Registering a work on ArtChain would be a safeguard, providing a timeline and proving that Young was the creator of the work.
Aside from its security credentials, the other key feature is the way the blockchain record grows over time. Each time an object is traded — be it a Bitcoin or a painting — a new line item (or ‘block’) is added to the end of the existing record file. The record itself therefore serves as a chronological history of the object’s ownership and its provenance.
“For the art market, provenance is very important,” Young says. “A work held in a collection for 50 years is sometimes seen as more valuable than a piece that has been continually traded on the secondary market.”
The growing blockchain record has other potential advantages for the art trade. It allows for royalty payments for the artist for each onward sale of their work. Items sold by artists early in their career can significantly increase in value over time as the artist makes a name. “Traditionally the artist cannot get any benefit from that, says Xiang. “In the blockchain platform, we embedded a new royalty system. Because blockchain cannot be manipulated or changed by third parties, the artist can collect the royalties many years later,” he says.

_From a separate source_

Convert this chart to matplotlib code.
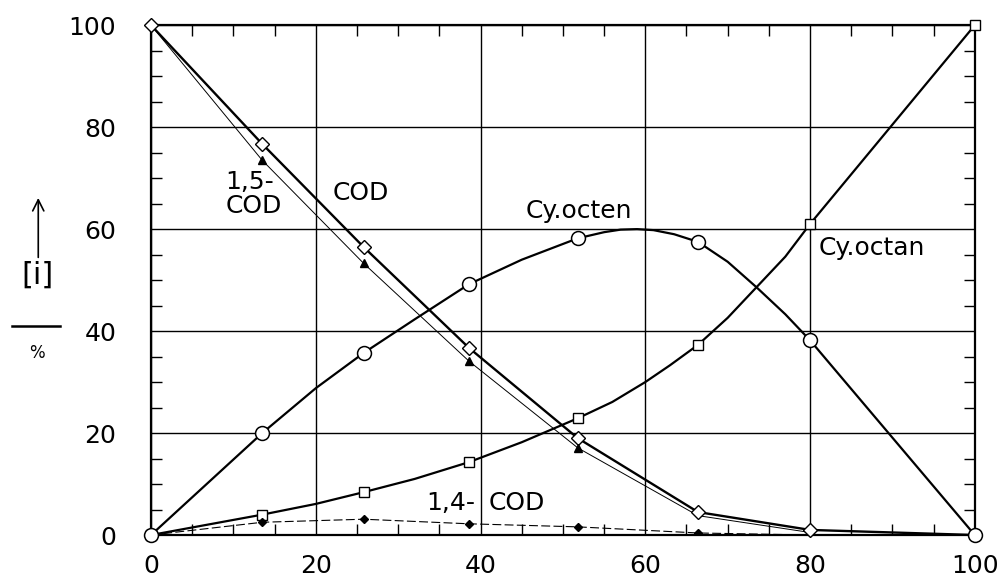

Artists will need to be educated about blockchain based art transactions before they are likely to embrace it, Young says. “Like any start-up technology, users need some convincing in terms of trust.” But Xiang says the reception to the system so far has been positive among artists.

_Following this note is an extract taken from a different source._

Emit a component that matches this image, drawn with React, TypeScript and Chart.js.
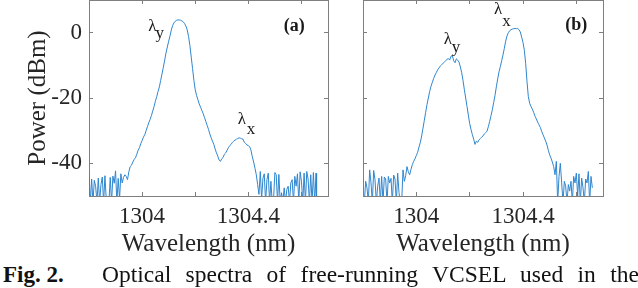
import React, { useEffect, useRef } from 'react';
import { Chart, registerables } from 'chart.js';

Chart.register(...registerables);

// ---- data (wavelength nm, power dBm) ----
const spectrumA: [number, number][] = [
  [1303.800,-42.6],[1303.805,-52],[1303.810,-44.8],[1303.815,-52],[1303.820,-45.2],[1303.825,-47.0],[1303.830,-52],[1303.835,-44.5],[1303.840,-52],[1303.845,-46.5],[1303.850,-44.2],[1303.855,-52],[1303.860,-43.8],[1303.865,-51],[1303.870,-52],[1303.875,-52],[1303.880,-44.3],[1303.885,-52],[1303.890,-43.9],[1303.895,-46.1],[1303.900,-42.3],[1303.905,-52],[1303.910,-44.6],[1303.915,-51],[1303.920,-43.2],
  [1303.925,-46.0],[1303.930,-44.3],[1303.935,-43.5],[1303.940,-44.0],[1303.945,-45.0],[1303.950,-42.6],[1303.955,-41.0],[1303.960,-40.6],[1303.965,-39.6],[1303.970,-38.8],[1303.975,-38.3],[1303.980,-37.2],[1303.985,-36.0],[1303.990,-35.2],[1303.995,-34.0],[1304.000,-33.0],[1304.005,-32.0],[1304.010,-31.2],[1304.015,-30.0],[1304.020,-28.8],[1304.025,-27.6],[1304.030,-26.6],[1304.035,-25.4],[1304.040,-24.0],[1304.045,-22.6],[1304.050,-21.0],[1304.055,-19.6],[1304.060,-18.0],[1304.065,-16.6],[1304.070,-14.6],[1304.075,-12.6],[1304.080,-10.6],[1304.085,-8.4],[1304.090,-6.2],[1304.095,-4.4],[1304.100,-2.6],[1304.105,-1.0],[1304.110,0.8],[1304.115,2.2],[1304.120,3.0],[1304.125,3.5],[1304.130,3.8],[1304.135,3.9],[1304.140,3.9],[1304.145,3.8],[1304.150,3.6],[1304.155,3.3],[1304.160,2.8],[1304.165,2.0],[1304.170,0.8],[1304.175,-1.2],[1304.180,-4.0],[1304.185,-7.5],[1304.190,-11.0],[1304.195,-14.6],[1304.200,-17.5],[1304.205,-19.2],[1304.210,-20.5],[1304.215,-21.8],[1304.220,-22.8],[1304.225,-23.8],[1304.230,-24.8],[1304.235,-26.0],[1304.240,-27.2],[1304.245,-28.4],[1304.250,-29.6],[1304.255,-31.0],[1304.260,-32.2],[1304.265,-33.2],[1304.270,-34.2],[1304.275,-35.6],[1304.280,-36.8],[1304.285,-37.8],[1304.290,-39.0],[1304.295,-39.4],[1304.300,-38.6],[1304.305,-38.2],[1304.310,-37.2],[1304.315,-36.8],[1304.320,-36.0],[1304.325,-35.2],[1304.330,-34.6],[1304.335,-34.2],[1304.340,-33.6],[1304.345,-33.2],[1304.350,-32.9],[1304.355,-32.6],[1304.360,-32.4],[1304.365,-32.2],[1304.370,-32.3],[1304.375,-32.5],[1304.380,-32.6],[1304.385,-33.6],[1304.390,-33.9],[1304.395,-34.4],[1304.400,-34.6],[1304.405,-34.9],[1304.410,-36.0],[1304.415,-38.0],[1304.420,-39.6],[1304.425,-41.5],[1304.430,-43.5],[1304.435,-46.5],[1304.440,-49.5],
  [1304.445,-42.5],[1304.450,-51],[1304.455,-44.5],[1304.460,-43.2],[1304.465,-52],[1304.470,-45.0],[1304.475,-43.0],[1304.480,-52],[1304.485,-45.5],[1304.490,-52],[1304.495,-51],[1304.500,-42.8],[1304.505,-43.5],[1304.510,-52],[1304.515,-43.4],[1304.520,-52],[1304.525,-49.0],[1304.530,-52],[1304.535,-47.5],[1304.540,-52],[1304.545,-48.0],[1304.550,-47.0],[1304.555,-52],[1304.560,-46.0],[1304.565,-45.0],[1304.570,-52],[1304.575,-44.0],[1304.580,-47.0],[1304.585,-43.2],[1304.590,-52],[1304.595,-42.6],[1304.600,-45.5],[1304.605,-52],[1304.610,-43.0],[1304.615,-52],[1304.620,-42.5],[1304.625,-44.8],[1304.630,-52],[1304.635,-43.5],[1304.640,-52],[1304.645,-42.8],[1304.650,-52],[1304.655,-43.0],[1304.657,-52],
];

const spectrumB: [number, number][] = [
  [1303.800,-50.5],[1303.805,-52],[1303.810,-45.5],[1303.815,-47.5],[1303.820,-52],[1303.825,-42.0],[1303.830,-46.0],[1303.835,-52],[1303.840,-42.2],[1303.845,-45.0],[1303.850,-52],[1303.855,-47.0],[1303.860,-44.5],[1303.865,-52],[1303.870,-44.0],[1303.875,-52],[1303.880,-44.2],[1303.885,-44.8],[1303.890,-52],[1303.895,-44.0],[1303.900,-46.0],[1303.905,-44.6],[1303.910,-52],[1303.915,-43.6],[1303.920,-44.8],[1303.925,-52],[1303.930,-43.0],[1303.935,-49.0],[1303.940,-52],[1303.945,-52],[1303.950,-42.0],[1303.955,-45.5],[1303.960,-43.8],[1303.965,-41.0],[1303.970,-42.6],[1303.975,-43.5],
  [1303.980,-41.8],[1303.985,-40.4],[1303.990,-39.4],[1303.995,-38.6],[1304.000,-37.6],[1304.005,-36.6],[1304.010,-35.0],[1304.015,-33.6],[1304.020,-31.6],[1304.025,-29.2],[1304.030,-26.8],[1304.035,-24.4],[1304.040,-22.0],[1304.045,-20.0],[1304.050,-18.0],[1304.055,-16.4],[1304.060,-15.2],[1304.065,-14.0],[1304.070,-13.0],[1304.075,-12.2],[1304.080,-11.4],[1304.085,-10.8],[1304.090,-10.2],[1304.095,-9.8],[1304.100,-9.4],[1304.105,-9.0],[1304.110,-8.6],[1304.115,-8.2],[1304.120,-7.9],[1304.125,-8.4],[1304.130,-7.2],[1304.135,-7.0],[1304.140,-8.6],[1304.145,-9.2],[1304.150,-8.0],[1304.155,-8.4],[1304.160,-9.0],[1304.165,-10.5],[1304.170,-12.2],[1304.175,-14.6],[1304.180,-17.4],[1304.185,-20.0],[1304.190,-22.6],[1304.195,-25.2],[1304.200,-27.8],[1304.205,-29.6],[1304.210,-31.2],[1304.215,-32.6],[1304.220,-34.2],[1304.225,-33.2],[1304.230,-33.6],[1304.235,-32.8],[1304.240,-32.4],[1304.245,-32.0],[1304.250,-31.6],[1304.255,-31.0],[1304.260,-30.6],[1304.265,-30.2],[1304.270,-28.8],[1304.275,-27.2],[1304.280,-25.4],[1304.285,-23.6],[1304.290,-21.4],[1304.295,-19.2],[1304.300,-16.6],[1304.305,-14.2],[1304.310,-12.0],[1304.315,-10.4],[1304.320,-8.6],[1304.325,-6.8],[1304.330,-4.8],[1304.335,-2.6],[1304.340,-1.0],[1304.345,0.0],[1304.350,0.6],[1304.355,0.9],[1304.360,1.1],[1304.365,1.2],[1304.370,1.3],[1304.375,1.2],[1304.380,1.3],[1304.385,0.9],[1304.390,0.2],[1304.395,-1.4],[1304.400,-3.0],[1304.405,-5.4],[1304.410,-9.4],[1304.415,-15.0],[1304.420,-19.6],[1304.425,-21.6],[1304.430,-22.6],[1304.435,-23.4],[1304.440,-24.4],[1304.445,-25.6],[1304.450,-26.4],[1304.455,-27.4],[1304.460,-28.2],[1304.465,-29.0],[1304.470,-30.2],[1304.475,-31.2],[1304.480,-32.2],[1304.485,-33.2],[1304.490,-34.4],[1304.495,-36.0],[1304.500,-37.4],[1304.505,-38.4],[1304.510,-39.6],[1304.515,-41.0],
  [1304.520,-43.5],[1304.525,-39.4],[1304.530,-52],[1304.535,-44.0],[1304.540,-40.0],[1304.545,-46.0],[1304.550,-52],[1304.555,-45.5],[1304.560,-47.0],[1304.565,-52],[1304.570,-46.5],[1304.575,-48.5],[1304.580,-45.5],[1304.585,-52],[1304.590,-44.0],[1304.595,-46.0],[1304.600,-43.0],[1304.605,-50.0],[1304.610,-43.2],[1304.615,-52],[1304.620,-44.5],[1304.625,-47.5],[1304.630,-52],[1304.635,-44.8],[1304.640,-46.0],[1304.645,-42.5],[1304.650,-52],[1304.655,-44.0],[1304.660,-47.5],
];

const xRange = [1303.8, 1304.7];
const yRange = [-50, 10];
const xTickValues = [1304, 1304.2, 1304.4, 1304.6];
const xTickLabels = ['1304', '', '1304.4', ''];
const yTickValues = [-40, -20, 0];
const yTickLabels = ['-40', '-20', '0'];

type Note = { text: string; sub?: string; x: number; y: number; dx?: number; dy?: number; bold?: boolean };
const notesA: Note[] = [
  { text: 'λ', sub: 'y', x: 1304.039, y: 1.8, dx: 7.2, dy: 7 },
  { text: 'λ', sub: 'x', x: 1304.376, y: -26.7, dx: 9, dy: 9.5 },
  { text: '(a)', x: 1304.573, y: 2.0, bold: true },
];
const notesB: Note[] = [
  { text: 'λ', sub: 'y', x: 1304.118, y: -2.2, dx: 8.3, dy: 8 },
  { text: 'λ', sub: 'x', x: 1304.307, y: 7.2, dx: 8.3, dy: 12 },
  { text: '(b)', x: 1304.6, y: 2.2, bold: true },
];

const FONT = "'Liberation Serif', Tinos, 'DejaVu Serif', 'Noto Serif', serif";
const AXIS = '#7f7f7f';
const TEXT = '#262626';
const LINE = '#2f86cf';

const notePlugin = {
  id: 'notes',
  afterDatasetsDraw(chart: any, _args: any, opts: any) {
    const { ctx, scales } = chart;
    const items: Note[] = opts.items || [];
    ctx.save();
    ctx.fillStyle = '#1a1a1a';
    ctx.textAlign = 'center';
    ctx.textBaseline = 'middle';
    for (const it of items) {
      const px = scales.x.getPixelForValue(it.x);
      const py = scales.y.getPixelForValue(it.y);
      ctx.font = it.bold ? `bold 18px ${FONT}` : `17px ${FONT}`;
      ctx.fillText(it.text, px, py);
      if (it.sub) {
        ctx.font = `17px ${FONT}`;
        ctx.fillText(it.sub, px + (it.dx || 0), py + (it.dy || 0));
      }
    }
    ctx.restore();
  },
};

function zeroPad(scale: any) {
  scale.paddingLeft = 0; scale.paddingRight = 0; scale.paddingTop = 0; scale.paddingBottom = 0;
}

function makeConfig(data: [number, number][], notes: Note[], yAxisWidth: number, showYLabels: boolean, rightPad: number, xAxisHeight: number) {
  const grid = { drawOnChartArea: false, drawTicks: true, tickLength: -4, color: AXIS, lineWidth: 1 };
  const border = { display: true, color: AXIS, width: 1 };
  return {
    type: 'line',
    data: {
      datasets: [{
        data: data.map(([x, y]) => ({ x, y })),
        borderColor: LINE,
        borderWidth: 1,
        pointRadius: 0,
        tension: 0,
        fill: false,
      }],
    },
    options: {
      responsive: false,
      animation: false,
      events: [],
      font: { family: FONT },
      layout: { padding: { left: 0, right: rightPad, top: 0, bottom: 0 } },
      plugins: { legend: { display: false }, tooltip: { enabled: false }, notes: { items: notes } },
      scales: {
        x: {
          type: 'linear', position: 'bottom', min: xRange[0], max: xRange[1],
          grid, border,
          afterBuildTicks: (s: any) => { s.ticks = xTickValues.map((v) => ({ value: v })); },
          afterFit: (s: any) => { s.height = xAxisHeight; zeroPad(s); },
          ticks: {
            autoSkip: false, maxRotation: 0, padding: 11.5, color: TEXT,
            font: { family: FONT, size: 23 },
            callback: (_v: any, i: number) => xTickLabels[i],
          },
          title: { display: true, text: 'Wavelength (nm)', color: TEXT, font: { family: FONT, size: 25 }, padding: { top: 0, bottom: 3 } },
        },
        x2: {
          type: 'linear', position: 'top', min: xRange[0], max: xRange[1],
          grid, border,
          afterBuildTicks: (s: any) => { s.ticks = xTickValues.map((v) => ({ value: v })); },
          afterFit: (s: any) => { s.height = 0; zeroPad(s); },
          ticks: { display: false },
        },
        y: {
          type: 'linear', position: 'left', min: yRange[0], max: yRange[1],
          grid, border,
          afterBuildTicks: (s: any) => { s.ticks = yTickValues.map((v) => ({ value: v })); },
          afterFit: (s: any) => { s.width = yAxisWidth; zeroPad(s); },
          ticks: {
            display: showYLabels, autoSkip: false, padding: 11, color: TEXT,
            font: { family: FONT, size: 23 },
            callback: (_v: any, i: number) => yTickLabels[i],
          },
          title: { display: showYLabels, text: 'Power (dBm)', color: TEXT, font: { family: FONT, size: 25 }, padding: { top: 23, bottom: 0 } },
        },
        y2: {
          type: 'linear', position: 'right', min: yRange[0], max: yRange[1],
          grid, border,
          afterBuildTicks: (s: any) => { s.ticks = yTickValues.map((v) => ({ value: v })); },
          afterFit: (s: any) => { s.width = 0; zeroPad(s); },
          ticks: { display: false },
        },
      },
    },
    plugins: [notePlugin],
  } as any;
}

function Panel(props: { left: number; width: number; height: number; config: any }) {
  const ref = useRef<HTMLCanvasElement | null>(null);
  useEffect(() => {
    if (!ref.current) return;
    const chart = new Chart(ref.current, props.config);
    return () => chart.destroy();
  }, []);
  return (
    <canvas
      ref={ref}
      width={props.width}
      height={props.height}
      style={{ position: 'absolute', left: props.left, top: 0, width: props.width, height: props.height }}
    />
  );
}

export default function App() {
  const H = 262;
  Chart.defaults.font.family = FONT;
  const cfgA = makeConfig(spectrumA, notesA, 89, true, 12, H - 196);
  const cfgB = makeConfig(spectrumB, notesB, 23, false, 35, H - 196);
  return (
    <div style={{ position: 'fixed', left: 0, top: 0, width: 638, height: 288, background: '#fff', overflow: 'hidden', fontFamily: FONT }}>
      <Panel left={0} width={340} height={H} config={cfgA} />
      <Panel left={340} width={298} height={H} config={cfgB} />
      <div style={{ position: 'absolute', left: 3, top: 262.7, fontFamily: FONT, fontWeight: 'bold', fontSize: 23, lineHeight: '23px', whiteSpace: 'nowrap', color: '#111' }}>
        Fig. 2.
      </div>
      <div style={{ position: 'absolute', left: 102, top: 262.7, width: 537, fontFamily: FONT, fontSize: 23.5, lineHeight: '23px', textAlign: 'justify', textAlignLast: 'justify' as any, color: '#111' }}>
        Optical spectra of free-running VCSEL used in the
      </div>
    </div>
  );
}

ArtChain also plans to expand into Asian countries.
From art to antimalarials
For Xiang and his team, the blockchain-based art-trading platform is just the beginning of their work in this area. “The fundamental technology is applicable to many other areas, in particular in supply chains,” says Xiang.
Their system for combining, AI, IoT and blockchain could be readily adapted for the trade of other collectable items, such as jewellery.

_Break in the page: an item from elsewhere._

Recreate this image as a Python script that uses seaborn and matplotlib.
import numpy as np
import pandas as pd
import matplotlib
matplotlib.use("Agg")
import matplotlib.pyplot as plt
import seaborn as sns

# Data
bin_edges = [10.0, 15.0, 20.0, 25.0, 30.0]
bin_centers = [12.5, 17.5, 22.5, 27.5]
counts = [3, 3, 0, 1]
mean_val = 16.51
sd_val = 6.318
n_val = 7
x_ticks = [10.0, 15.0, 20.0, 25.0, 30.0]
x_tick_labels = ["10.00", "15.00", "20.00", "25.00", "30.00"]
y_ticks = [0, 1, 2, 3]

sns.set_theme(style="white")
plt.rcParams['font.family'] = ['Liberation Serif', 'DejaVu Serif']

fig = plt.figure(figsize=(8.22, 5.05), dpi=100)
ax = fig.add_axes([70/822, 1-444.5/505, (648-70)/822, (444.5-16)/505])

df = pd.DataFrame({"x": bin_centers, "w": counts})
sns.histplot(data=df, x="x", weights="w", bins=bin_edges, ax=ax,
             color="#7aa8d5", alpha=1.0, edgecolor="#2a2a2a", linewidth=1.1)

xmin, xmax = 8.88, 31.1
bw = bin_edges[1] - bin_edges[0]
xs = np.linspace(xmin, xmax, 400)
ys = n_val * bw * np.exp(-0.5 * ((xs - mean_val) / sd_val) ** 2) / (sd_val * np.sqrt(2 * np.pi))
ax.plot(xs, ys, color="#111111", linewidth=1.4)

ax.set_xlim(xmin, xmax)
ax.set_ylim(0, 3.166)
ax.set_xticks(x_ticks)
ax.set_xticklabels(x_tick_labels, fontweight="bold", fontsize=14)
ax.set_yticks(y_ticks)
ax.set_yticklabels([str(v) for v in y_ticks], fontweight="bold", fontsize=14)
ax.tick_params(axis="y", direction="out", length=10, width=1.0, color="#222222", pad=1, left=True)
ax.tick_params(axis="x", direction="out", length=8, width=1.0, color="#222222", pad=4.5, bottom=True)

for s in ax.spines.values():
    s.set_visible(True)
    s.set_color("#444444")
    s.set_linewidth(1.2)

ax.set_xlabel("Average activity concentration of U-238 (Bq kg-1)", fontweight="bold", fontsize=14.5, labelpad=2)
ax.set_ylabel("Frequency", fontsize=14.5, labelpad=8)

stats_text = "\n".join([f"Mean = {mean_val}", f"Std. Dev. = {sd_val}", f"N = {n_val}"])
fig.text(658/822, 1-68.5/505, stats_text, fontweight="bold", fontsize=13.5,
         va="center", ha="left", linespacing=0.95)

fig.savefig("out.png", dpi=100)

The technology could also become an indispensable tool in stemming the expanding trade in counterfeit medicines.
Fake versions of antimalarial drugs, containing little or no active ingredient, are of particular concern, according to the World Health Organization, which found that substandard and counterfeit medicines may cause up to 116,000 malaria deaths each year in sub-Saharan Africa alone.
Developing countries are particularly vulnerable to fake drug imports, as they often lack the resources to detect the crime. But, even in tightly regulated countries such as Australia, a small number of counterfeit medicines can sometimes be slipped into the healthcare system.
The same blockchain-IoT technology Xiang has developed to record the authenticity and provenance of artworks could be used to secure the pharmaceutical supply chain, providing traceability of each drug carton back to the original manufacturer. A blockchain-based platform like this could augment efforts to control the problem by regulators and pharmaceutical companies, which already includes making packaging harder to fake.
“In the next few months we will have connections with other industries, particularly in the area of healthcare, education, transportation and logistics,” Xiang says.